■ Goal
Say how many lines contain the word "this" and give no other text.

--- start ---

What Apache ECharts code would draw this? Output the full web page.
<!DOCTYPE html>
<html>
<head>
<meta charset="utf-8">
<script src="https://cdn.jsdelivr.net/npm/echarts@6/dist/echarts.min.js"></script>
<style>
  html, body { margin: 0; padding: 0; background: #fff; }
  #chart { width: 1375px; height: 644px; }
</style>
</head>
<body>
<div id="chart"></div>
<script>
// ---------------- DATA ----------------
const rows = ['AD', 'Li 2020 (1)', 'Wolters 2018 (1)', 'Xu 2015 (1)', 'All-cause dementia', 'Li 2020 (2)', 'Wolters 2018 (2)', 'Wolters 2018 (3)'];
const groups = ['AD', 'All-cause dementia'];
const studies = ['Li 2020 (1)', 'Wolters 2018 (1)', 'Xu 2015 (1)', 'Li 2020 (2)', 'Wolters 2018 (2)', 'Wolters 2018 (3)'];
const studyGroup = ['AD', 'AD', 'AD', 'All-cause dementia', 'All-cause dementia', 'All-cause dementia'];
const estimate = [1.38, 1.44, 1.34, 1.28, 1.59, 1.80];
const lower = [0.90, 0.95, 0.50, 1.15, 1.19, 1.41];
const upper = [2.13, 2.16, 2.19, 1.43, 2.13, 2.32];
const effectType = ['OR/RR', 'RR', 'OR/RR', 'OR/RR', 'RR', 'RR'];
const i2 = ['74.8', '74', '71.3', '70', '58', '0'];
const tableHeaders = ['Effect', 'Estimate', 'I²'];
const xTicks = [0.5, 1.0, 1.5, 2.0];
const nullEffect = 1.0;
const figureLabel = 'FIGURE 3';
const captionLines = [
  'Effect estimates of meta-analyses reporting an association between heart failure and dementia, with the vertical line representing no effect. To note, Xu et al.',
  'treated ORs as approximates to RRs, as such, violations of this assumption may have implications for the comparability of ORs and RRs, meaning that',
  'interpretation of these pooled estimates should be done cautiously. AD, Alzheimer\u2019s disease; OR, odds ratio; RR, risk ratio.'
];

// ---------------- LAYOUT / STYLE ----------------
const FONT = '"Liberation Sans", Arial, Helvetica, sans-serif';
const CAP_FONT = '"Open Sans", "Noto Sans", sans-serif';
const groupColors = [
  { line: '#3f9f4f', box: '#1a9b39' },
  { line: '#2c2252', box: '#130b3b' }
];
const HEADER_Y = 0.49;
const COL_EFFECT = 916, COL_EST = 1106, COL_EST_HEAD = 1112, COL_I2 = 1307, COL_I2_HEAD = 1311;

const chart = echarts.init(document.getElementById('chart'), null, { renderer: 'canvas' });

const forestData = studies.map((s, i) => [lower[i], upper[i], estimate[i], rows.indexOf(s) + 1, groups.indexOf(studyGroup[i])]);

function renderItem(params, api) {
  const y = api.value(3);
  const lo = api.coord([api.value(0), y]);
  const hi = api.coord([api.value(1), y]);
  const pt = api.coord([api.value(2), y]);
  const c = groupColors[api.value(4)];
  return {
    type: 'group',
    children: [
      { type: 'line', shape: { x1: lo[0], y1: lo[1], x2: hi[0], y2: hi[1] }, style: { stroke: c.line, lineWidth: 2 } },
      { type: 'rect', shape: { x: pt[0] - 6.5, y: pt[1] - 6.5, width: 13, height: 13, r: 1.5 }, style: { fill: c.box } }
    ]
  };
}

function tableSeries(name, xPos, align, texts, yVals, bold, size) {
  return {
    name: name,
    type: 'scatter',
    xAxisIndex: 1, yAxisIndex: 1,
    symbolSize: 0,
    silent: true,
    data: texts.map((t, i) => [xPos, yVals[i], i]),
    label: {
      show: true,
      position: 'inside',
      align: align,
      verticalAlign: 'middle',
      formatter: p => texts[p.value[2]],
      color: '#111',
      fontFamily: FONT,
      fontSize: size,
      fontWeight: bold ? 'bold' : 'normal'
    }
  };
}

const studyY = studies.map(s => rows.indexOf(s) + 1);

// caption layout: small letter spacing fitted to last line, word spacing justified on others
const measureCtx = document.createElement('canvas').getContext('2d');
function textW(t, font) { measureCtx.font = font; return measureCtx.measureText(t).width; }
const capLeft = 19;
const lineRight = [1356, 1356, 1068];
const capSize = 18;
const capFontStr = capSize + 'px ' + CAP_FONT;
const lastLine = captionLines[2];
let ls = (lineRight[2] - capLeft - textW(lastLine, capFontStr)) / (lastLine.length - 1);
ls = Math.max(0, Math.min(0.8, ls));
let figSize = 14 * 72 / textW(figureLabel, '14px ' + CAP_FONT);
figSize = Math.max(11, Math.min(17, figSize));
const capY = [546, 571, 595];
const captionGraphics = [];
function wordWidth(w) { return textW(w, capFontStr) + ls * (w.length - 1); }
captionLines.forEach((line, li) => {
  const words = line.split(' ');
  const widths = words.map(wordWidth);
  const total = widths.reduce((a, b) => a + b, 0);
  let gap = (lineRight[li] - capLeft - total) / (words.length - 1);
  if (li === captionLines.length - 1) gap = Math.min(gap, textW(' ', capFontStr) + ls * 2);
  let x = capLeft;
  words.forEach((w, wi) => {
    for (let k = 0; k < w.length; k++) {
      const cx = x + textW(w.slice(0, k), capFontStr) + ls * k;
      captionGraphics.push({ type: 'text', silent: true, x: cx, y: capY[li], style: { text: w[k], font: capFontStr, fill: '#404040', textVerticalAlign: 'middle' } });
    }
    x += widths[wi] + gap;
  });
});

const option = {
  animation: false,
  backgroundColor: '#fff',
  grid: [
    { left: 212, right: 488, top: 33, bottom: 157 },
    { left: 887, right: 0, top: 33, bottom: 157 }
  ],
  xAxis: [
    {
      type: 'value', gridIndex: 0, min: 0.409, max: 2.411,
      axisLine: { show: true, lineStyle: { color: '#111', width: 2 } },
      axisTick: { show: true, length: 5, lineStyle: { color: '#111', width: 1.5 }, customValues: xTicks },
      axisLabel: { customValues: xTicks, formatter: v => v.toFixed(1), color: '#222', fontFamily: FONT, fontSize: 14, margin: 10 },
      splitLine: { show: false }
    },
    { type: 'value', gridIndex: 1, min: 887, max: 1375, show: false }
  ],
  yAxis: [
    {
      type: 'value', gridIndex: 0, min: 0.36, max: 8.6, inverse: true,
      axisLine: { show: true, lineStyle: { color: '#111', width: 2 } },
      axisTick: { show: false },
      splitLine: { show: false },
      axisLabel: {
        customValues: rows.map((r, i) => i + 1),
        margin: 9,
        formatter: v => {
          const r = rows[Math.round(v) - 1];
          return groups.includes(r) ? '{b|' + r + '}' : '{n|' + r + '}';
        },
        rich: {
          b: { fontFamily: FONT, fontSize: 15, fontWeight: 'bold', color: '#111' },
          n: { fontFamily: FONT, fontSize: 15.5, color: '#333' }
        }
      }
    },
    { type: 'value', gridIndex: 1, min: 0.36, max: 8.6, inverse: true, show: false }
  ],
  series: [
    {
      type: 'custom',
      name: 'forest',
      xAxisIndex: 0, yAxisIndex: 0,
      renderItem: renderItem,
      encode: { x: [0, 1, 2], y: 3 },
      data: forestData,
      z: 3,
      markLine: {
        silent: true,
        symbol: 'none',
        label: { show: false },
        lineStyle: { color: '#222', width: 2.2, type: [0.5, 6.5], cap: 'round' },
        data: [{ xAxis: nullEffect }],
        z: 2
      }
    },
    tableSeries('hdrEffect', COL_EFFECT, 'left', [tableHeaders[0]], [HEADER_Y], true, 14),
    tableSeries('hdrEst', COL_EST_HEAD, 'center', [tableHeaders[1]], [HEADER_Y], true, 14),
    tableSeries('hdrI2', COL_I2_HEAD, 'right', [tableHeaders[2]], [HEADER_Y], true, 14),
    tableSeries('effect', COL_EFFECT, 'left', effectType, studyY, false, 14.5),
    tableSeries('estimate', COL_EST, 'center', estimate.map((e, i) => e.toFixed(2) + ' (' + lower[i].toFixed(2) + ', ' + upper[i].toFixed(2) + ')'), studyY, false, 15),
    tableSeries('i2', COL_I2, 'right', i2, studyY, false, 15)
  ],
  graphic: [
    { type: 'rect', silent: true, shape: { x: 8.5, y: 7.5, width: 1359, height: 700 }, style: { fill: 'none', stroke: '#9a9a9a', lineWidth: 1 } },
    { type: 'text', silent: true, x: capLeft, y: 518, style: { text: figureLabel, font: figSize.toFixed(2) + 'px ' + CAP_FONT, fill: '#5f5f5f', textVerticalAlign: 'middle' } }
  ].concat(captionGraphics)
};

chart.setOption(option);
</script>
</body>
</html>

--- end ---

■ Answer
2